Ma victoire la plus importante a été le cas d'Ali Riza. Sa carrière a été détruite par le système d'arbitrage turc où il n'a pu obtenir justice. Il a dû se battre pendant dix ans pour obtenir sa décision, mais finalement, nous avons gagné son procès devant la Cour européenne des droits de l'homme (CEDH), ce qui est très spécial. La CEDH a estimé que le système d'arbitrage introduit par la Fédération turque de football (TFF) violait les principes du procès équitable, car il n'était pas indépendant. La CEDH a obligé la Turquie à reconstruire le système d'arbitrage de zéro. Cela aidera le syndicat turc des joueurs à mettre en place une chambre nationale de résolution des litiges avec la TFF. Cette décision est très importante, et elle établit des normes pour tous les systèmes d'arbitrage dans le sport. J'en suis très fier.

Il est très important pour les athlètes d'avoir un système d'arbitrage équitable. C'est pourquoi je pense qu'il est urgent de modifier le système de sélection du président d'une formation du TAS, notamment dans les affaires de football et de dopage. Le système actuel ne garantit pas l'indépendance obligatoirement requise.

Lucien Valloni Becir Omeragic2
Lucien Valloni avec l'international suisse Becir Omeragic

Quelle est votre vision de la FIFPRO ?

Depuis que j'ai rejoint le Comité directeur en 2017, nous avons fait d'énormes progrès. J'ai suggéré et soutenu que nous ouvrions des discussions avec d'autres parties prenantes, pour voir si elles sont en mesure de nous aider si nous ne pouvons pas mettre en place quelque chose avec une autre organisation. Cette approche s'est avérée fructueuse avec, par exemple, la structure mondiale de relations de travail qui a été récemment mise sur pied entre le World Leagues Forum et la FIFPRO.

Toutes ces différentes relations améliorent notre statut.
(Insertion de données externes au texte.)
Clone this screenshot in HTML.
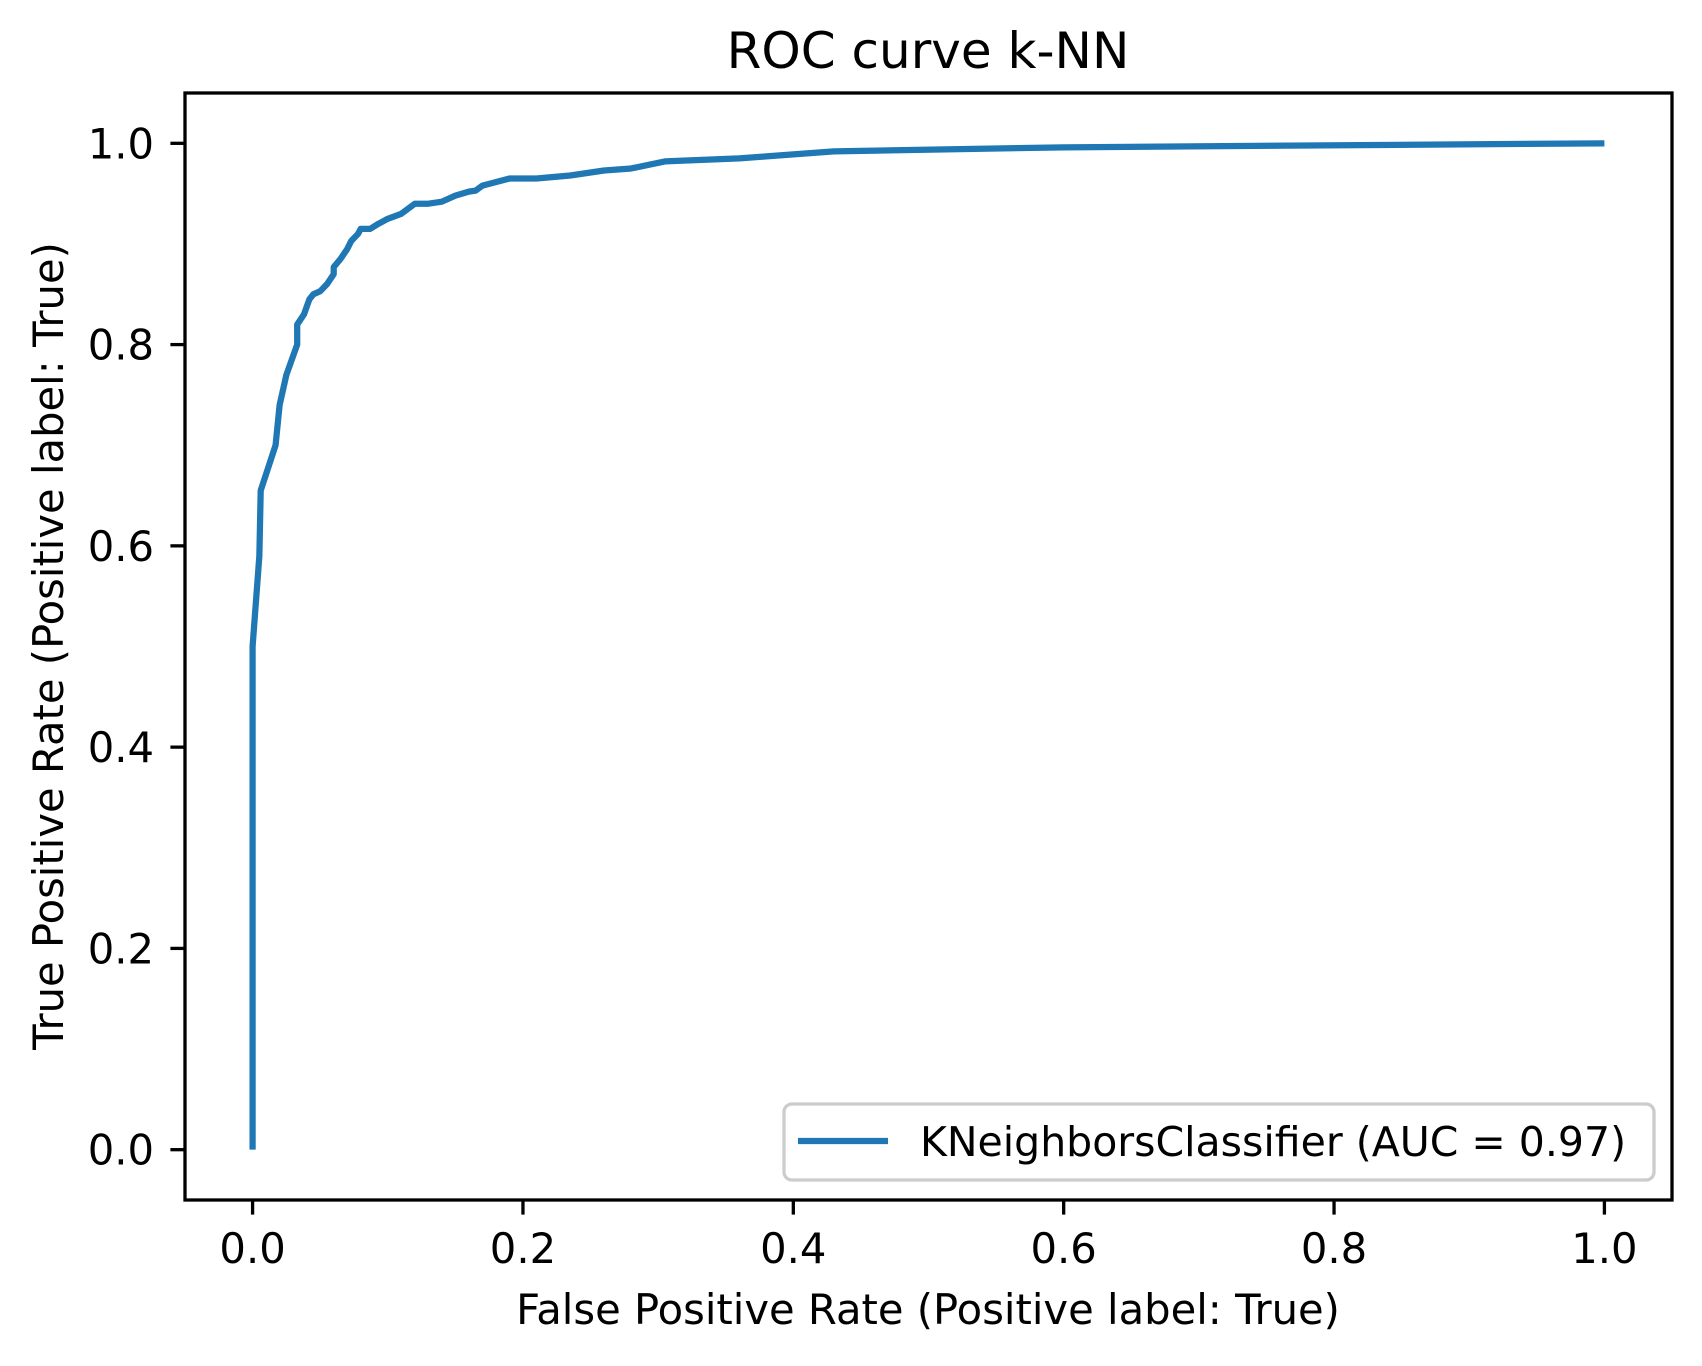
<!DOCTYPE html>
<html><head><meta charset="utf-8"><style>
html,body{margin:0;padding:0;background:#fff;}
svg text{font-family:"DejaVu Sans","Liberation Sans",sans-serif;fill:#000;}
</style></head><body>
<svg id="chart" width="1702" height="1361" viewBox="0 0 1702 1361" xmlns="http://www.w3.org/2000/svg">
<rect width="1702" height="1361" fill="#fff"/>
<text x="928" y="68" font-size="50" text-anchor="middle">ROC curve k-NN</text>
<g id="axes"></g>
<text x="928" y="1324" font-size="41.7" text-anchor="middle">False Positive Rate (Positive label: True)</text>
<text transform="translate(63,646) rotate(-90)" font-size="41.7" text-anchor="middle">True Positive Rate (Positive label: True)</text>
<g>
<rect x="784" y="1104" width="870" height="76" rx="8" fill="#fff" stroke="#ccc" stroke-width="3.3"/>
<line x1="798" y1="1141" x2="888" y2="1141" stroke="#1f77b4" stroke-width="6.25"/>
<text x="920" y="1156" font-size="41">KNeighborsClassifier (AUC = 0.97)</text>
</g>
</svg>
<script>
const fpr = [0,0,0.005,0.006,0.017,0.02,0.025,0.033,0.033,0.038,0.042,0.045,0.05,0.055,0.06,0.06,0.065,0.07,0.073,0.078,0.08,0.087,0.093,0.1,0.11,0.115,0.12,0.13,0.14,0.15,0.16,0.165,0.17,0.19,0.21,0.235,0.26,0.28,0.305,0.36,0.38,0.43,0.6,1];
const tpr = [0,0.5,0.59,0.655,0.70,0.74,0.77,0.80,0.82,0.83,0.845,0.85,0.853,0.86,0.87,0.877,0.885,0.895,0.903,0.91,0.915,0.915,0.92,0.925,0.93,0.935,0.94,0.94,0.942,0.948,0.952,0.953,0.958,0.965,0.965,0.968,0.973,0.975,0.982,0.985,0.987,0.992,0.996,1];
const xTicks = [0,0.2,0.4,0.6,0.8,1.0];
const yTicks = [0,0.2,0.4,0.6,0.8,1.0];
const tickLabels = ["0.0","0.2","0.4","0.6","0.8","1.0"];

const L=185,R=1672,T=93,B=1200;
const xs=v=>L+(v+0.05)/1.1*(R-L);
const ys=v=>B-(v+0.05)/1.1*(B-T);
const NS="http://www.w3.org/2000/svg";
const g=document.getElementById('axes');
function mk(tag,attrs){const e=document.createElementNS(NS,tag);for(const k in attrs)e.setAttribute(k,attrs[k]);g.appendChild(e);return e;}

const path=mk('path',{d:fpr.map((f,i)=>(i?'L':'M')+xs(f).toFixed(2)+','+ys(tpr[i]).toFixed(2)).join(''),fill:'none',stroke:'#1f77b4','stroke-width':6.25,'stroke-linejoin':'round'});



xTicks.forEach((v,i)=>{
  const t=mk('line',{x1:xs(v),x2:xs(v),y1:B,y2:B+14.6,stroke:'#000','stroke-width':3.3});
  
  
  const l=mk('text',{x:xs(v),y:B+63,'font-size':41.7,'text-anchor':'middle'});
  l.textContent=tickLabels[i];
  
  
});
yTicks.forEach((v,i)=>{
  const t=mk('line',{x1:L-14.6,x2:L,y1:ys(v),y2:ys(v),stroke:'#000','stroke-width':3.3});
  
  
  const l=mk('text',{x:L-31,y:ys(v)+15,'font-size':41.7,'text-anchor':'end'});
  l.textContent=tickLabels[i];
  
  
});
const frame=mk('rect',{x:L,y:T,width:R-L,height:B-T,fill:'none',stroke:'#000','stroke-width':3.3});


</script>
</body></html>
Nous sommes devenus plus forts et nous le deviendrons encore davantage. Les parties prenantes comprennent qu'elles doivent et peuvent traiter avec nous pour le bien du jeu. Cependant, c'est également l'un des grands défis à relever, car les joueurs n'ont toujours pas le statut qu'ils méritent au sein des structures des organes directeurs tels que la FIFA, l'UEFA, la Concacaf, etc. Étant donné que les joueurs sont la partie la plus importante du jeu, les syndicats qui les représentent devraient avoir une voix importante dans tout processus de prise de décision à tous les niveaux.  Nous avons besoin d'un changement massif pour parvenir à un processus décisionnel démocratique équitable. 

Il y a toujours un énorme problème de dettes en retard qui doit être résolu avec un fonds FIFA beaucoup plus important destiné aux salaires impayés des joueurs.

En outre, les règles de l'article 17 du système de transfert de la FIFA sont loin d'être équitables. Il est totalement déséquilibré et en faveur des clubs : si un joueur rompt un contrat sans motif valable, il doit payer des millions (voir l'inacceptable jurisprudence du TAS sur Matuzalém), alors qu'un club qui licencie un joueur sans motif valable n'a parfois rien à payer. Cela doit être changé car c'est un avantage pour le club de licencier les joueurs sans risque réel alors que les joueurs ne peuvent jamais se permettre de rompre un contrat sans raison valable. C'est un système injuste qui punit et limite les joueurs et qui n'aide que les clubs.

Et puis, il y a aussi toutes ces instances dirigeantes qui proposent de nouvelles compétitions, sans tenir compte de la santé des joueurs. Pour moi, il s'agit des questions actuelles les plus importantes qui méritent toute l'attention de la FIFPRO.